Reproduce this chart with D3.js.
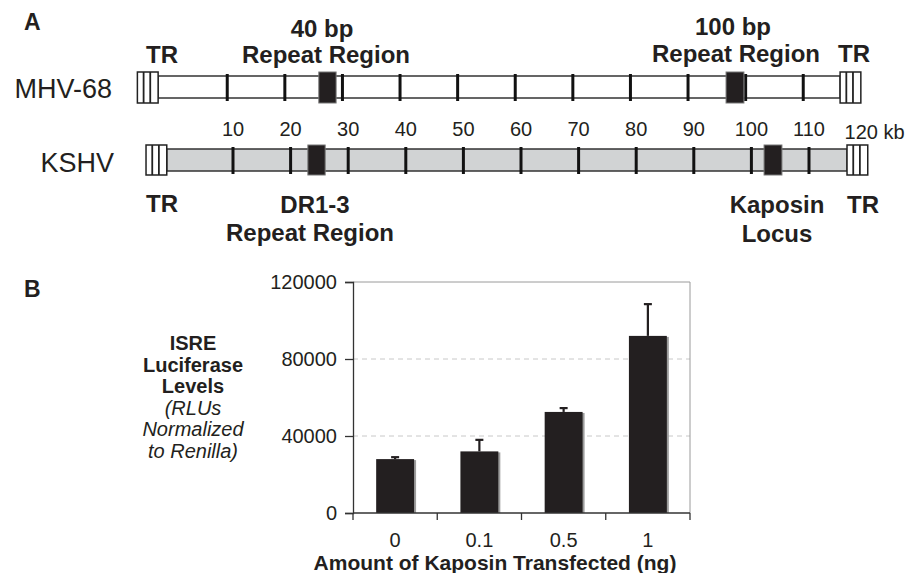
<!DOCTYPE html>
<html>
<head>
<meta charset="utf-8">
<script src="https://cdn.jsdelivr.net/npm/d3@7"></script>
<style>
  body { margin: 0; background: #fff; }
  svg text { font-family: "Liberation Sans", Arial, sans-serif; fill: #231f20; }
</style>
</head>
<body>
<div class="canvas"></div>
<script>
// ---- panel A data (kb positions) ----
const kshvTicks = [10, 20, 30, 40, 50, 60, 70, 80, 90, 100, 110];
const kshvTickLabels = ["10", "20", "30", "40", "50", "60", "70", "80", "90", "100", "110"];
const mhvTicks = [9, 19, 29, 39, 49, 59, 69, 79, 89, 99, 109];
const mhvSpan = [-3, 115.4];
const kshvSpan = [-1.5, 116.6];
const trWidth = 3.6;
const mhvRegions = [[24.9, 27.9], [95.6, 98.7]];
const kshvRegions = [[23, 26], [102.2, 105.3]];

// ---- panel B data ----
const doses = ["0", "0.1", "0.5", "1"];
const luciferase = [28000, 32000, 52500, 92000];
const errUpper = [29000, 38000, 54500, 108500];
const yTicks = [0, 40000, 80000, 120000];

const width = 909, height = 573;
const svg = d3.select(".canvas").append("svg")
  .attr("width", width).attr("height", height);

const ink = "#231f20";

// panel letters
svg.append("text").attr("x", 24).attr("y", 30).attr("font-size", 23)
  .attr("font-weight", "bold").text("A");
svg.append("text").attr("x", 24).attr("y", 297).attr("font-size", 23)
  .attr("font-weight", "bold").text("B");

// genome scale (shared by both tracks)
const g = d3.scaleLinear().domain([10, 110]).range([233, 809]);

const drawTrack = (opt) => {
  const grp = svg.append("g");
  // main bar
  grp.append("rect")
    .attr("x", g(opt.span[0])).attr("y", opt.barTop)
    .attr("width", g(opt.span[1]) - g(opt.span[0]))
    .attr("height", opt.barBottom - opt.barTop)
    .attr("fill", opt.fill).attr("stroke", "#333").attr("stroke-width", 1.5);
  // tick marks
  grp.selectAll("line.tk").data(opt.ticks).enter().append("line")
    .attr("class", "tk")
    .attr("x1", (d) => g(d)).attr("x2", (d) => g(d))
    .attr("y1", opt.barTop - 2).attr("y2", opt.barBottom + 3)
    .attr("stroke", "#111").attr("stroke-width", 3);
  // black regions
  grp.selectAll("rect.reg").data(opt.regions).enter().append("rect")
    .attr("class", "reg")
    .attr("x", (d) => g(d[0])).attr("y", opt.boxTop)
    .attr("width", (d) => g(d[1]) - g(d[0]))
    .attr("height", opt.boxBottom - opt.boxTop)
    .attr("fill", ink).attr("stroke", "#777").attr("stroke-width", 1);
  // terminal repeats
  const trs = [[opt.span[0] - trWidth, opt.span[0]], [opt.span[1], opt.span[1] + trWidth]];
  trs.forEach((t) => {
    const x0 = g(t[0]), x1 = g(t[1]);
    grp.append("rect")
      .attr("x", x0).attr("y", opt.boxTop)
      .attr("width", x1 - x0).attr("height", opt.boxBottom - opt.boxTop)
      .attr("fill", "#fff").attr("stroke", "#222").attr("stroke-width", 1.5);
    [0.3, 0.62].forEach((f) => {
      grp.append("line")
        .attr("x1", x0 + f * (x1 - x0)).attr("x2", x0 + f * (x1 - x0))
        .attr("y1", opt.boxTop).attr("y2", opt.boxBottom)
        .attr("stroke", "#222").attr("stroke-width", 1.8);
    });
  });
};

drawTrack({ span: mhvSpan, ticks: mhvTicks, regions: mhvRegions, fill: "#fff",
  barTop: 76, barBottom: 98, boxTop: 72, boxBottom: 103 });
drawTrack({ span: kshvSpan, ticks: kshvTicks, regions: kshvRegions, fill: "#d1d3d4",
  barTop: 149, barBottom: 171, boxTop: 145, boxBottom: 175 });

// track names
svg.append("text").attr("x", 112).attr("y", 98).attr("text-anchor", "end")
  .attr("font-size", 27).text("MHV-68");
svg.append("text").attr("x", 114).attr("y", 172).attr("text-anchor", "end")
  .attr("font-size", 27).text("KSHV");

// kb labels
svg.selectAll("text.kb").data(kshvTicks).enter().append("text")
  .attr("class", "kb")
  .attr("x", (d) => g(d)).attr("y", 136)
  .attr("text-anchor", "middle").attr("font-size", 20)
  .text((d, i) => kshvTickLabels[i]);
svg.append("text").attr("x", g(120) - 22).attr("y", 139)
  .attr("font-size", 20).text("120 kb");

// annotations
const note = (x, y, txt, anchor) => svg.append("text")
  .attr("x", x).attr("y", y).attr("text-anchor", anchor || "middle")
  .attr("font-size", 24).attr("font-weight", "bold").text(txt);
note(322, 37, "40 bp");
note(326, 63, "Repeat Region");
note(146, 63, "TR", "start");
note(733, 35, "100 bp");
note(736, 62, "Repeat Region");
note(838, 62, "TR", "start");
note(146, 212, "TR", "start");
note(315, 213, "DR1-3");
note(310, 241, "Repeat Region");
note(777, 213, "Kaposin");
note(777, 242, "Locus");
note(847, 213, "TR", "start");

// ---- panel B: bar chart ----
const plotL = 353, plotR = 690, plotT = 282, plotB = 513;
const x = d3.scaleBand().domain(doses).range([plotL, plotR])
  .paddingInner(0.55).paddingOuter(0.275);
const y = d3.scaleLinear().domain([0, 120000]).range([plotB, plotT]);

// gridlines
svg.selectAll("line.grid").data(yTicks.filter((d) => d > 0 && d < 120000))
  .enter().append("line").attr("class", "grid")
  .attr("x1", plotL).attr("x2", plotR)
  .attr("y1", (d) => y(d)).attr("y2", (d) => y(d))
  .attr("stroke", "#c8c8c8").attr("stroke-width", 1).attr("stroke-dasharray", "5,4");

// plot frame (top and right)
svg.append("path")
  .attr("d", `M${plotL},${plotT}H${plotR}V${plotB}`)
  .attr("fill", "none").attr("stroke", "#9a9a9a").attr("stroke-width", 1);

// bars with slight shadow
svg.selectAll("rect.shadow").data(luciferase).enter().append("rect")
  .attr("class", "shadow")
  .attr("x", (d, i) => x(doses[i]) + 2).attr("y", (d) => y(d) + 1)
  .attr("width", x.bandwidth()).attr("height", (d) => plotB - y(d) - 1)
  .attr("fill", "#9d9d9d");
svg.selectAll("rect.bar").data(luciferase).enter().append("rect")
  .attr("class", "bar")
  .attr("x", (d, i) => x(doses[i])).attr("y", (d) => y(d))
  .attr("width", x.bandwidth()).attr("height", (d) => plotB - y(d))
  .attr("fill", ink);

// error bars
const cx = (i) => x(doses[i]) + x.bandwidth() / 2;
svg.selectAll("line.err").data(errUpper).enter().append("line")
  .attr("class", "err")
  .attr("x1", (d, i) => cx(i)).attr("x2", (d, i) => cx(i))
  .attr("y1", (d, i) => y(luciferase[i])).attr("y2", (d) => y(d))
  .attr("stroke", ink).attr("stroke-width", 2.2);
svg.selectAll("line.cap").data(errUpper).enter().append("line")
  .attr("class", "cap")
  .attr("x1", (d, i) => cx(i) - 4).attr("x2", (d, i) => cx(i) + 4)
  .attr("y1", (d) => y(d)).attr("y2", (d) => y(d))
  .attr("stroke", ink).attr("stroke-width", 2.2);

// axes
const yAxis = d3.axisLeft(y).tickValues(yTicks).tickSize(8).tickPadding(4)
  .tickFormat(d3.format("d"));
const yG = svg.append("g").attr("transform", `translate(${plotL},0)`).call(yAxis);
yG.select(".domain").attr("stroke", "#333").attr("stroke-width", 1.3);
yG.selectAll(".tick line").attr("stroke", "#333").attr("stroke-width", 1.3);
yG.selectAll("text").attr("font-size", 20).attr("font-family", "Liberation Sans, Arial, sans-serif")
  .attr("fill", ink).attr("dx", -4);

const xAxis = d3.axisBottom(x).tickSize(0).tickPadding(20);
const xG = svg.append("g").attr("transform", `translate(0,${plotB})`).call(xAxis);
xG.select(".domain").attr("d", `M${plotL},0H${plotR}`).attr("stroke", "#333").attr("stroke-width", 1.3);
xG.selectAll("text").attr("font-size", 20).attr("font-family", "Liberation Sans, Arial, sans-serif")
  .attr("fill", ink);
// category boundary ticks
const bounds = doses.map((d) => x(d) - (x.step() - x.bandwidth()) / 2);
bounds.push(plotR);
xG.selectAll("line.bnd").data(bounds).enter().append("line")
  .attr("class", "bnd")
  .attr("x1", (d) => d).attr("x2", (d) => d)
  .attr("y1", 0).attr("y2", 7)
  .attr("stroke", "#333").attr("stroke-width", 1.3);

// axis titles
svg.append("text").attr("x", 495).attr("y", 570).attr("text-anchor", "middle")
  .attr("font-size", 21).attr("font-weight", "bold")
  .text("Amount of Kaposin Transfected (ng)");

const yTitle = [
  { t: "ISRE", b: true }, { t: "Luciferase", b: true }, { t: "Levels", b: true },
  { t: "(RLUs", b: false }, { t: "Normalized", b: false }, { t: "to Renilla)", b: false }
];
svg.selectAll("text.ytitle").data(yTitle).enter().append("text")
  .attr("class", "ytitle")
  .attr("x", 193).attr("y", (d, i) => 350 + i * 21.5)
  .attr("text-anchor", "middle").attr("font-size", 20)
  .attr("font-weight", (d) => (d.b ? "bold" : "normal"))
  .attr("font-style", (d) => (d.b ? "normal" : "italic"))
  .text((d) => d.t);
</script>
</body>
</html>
- - -
DO THIS: Extract the lines exactly, please: the first line of the listing, the line with "const g = d3.scaleLinear().domain([10, 110]).range([233, 809]);", and every line between them, but no pictures.

RESULT OF THIS EXERCISE:
Reproduce this chart with D3.js.
<!DOCTYPE html>
<html>
<head>
<meta charset="utf-8">
<script src="https://cdn.jsdelivr.net/npm/d3@7"></script>
<style>
  body { margin: 0; background: #fff; }
  svg text { font-family: "Liberation Sans", Arial, sans-serif; fill: #231f20; }
</style>
</head>
<body>
<div class="canvas"></div>
<script>
// ---- panel A data (kb positions) ----
const kshvTicks = [10, 20, 30, 40, 50, 60, 70, 80, 90, 100, 110];
const kshvTickLabels = ["10", "20", "30", "40", "50", "60", "70", "80", "90", "100", "110"];
const mhvTicks = [9, 19, 29, 39, 49, 59, 69, 79, 89, 99, 109];
const mhvSpan = [-3, 115.4];
const kshvSpan = [-1.5, 116.6];
const trWidth = 3.6;
const mhvRegions = [[24.9, 27.9], [95.6, 98.7]];
const kshvRegions = [[23, 26], [102.2, 105.3]];

// ---- panel B data ----
const doses = ["0", "0.1", "0.5", "1"];
const luciferase = [28000, 32000, 52500, 92000];
const errUpper = [29000, 38000, 54500, 108500];
const yTicks = [0, 40000, 80000, 120000];

const width = 909, height = 573;
const svg = d3.select(".canvas").append("svg")
  .attr("width", width).attr("height", height);

const ink = "#231f20";

// panel letters
svg.append("text").attr("x", 24).attr("y", 30).attr("font-size", 23)
  .attr("font-weight", "bold").text("A");
svg.append("text").attr("x", 24).attr("y", 297).attr("font-size", 23)
  .attr("font-weight", "bold").text("B");

// genome scale (shared by both tracks)
const g = d3.scaleLinear().domain([10, 110]).range([233, 809]);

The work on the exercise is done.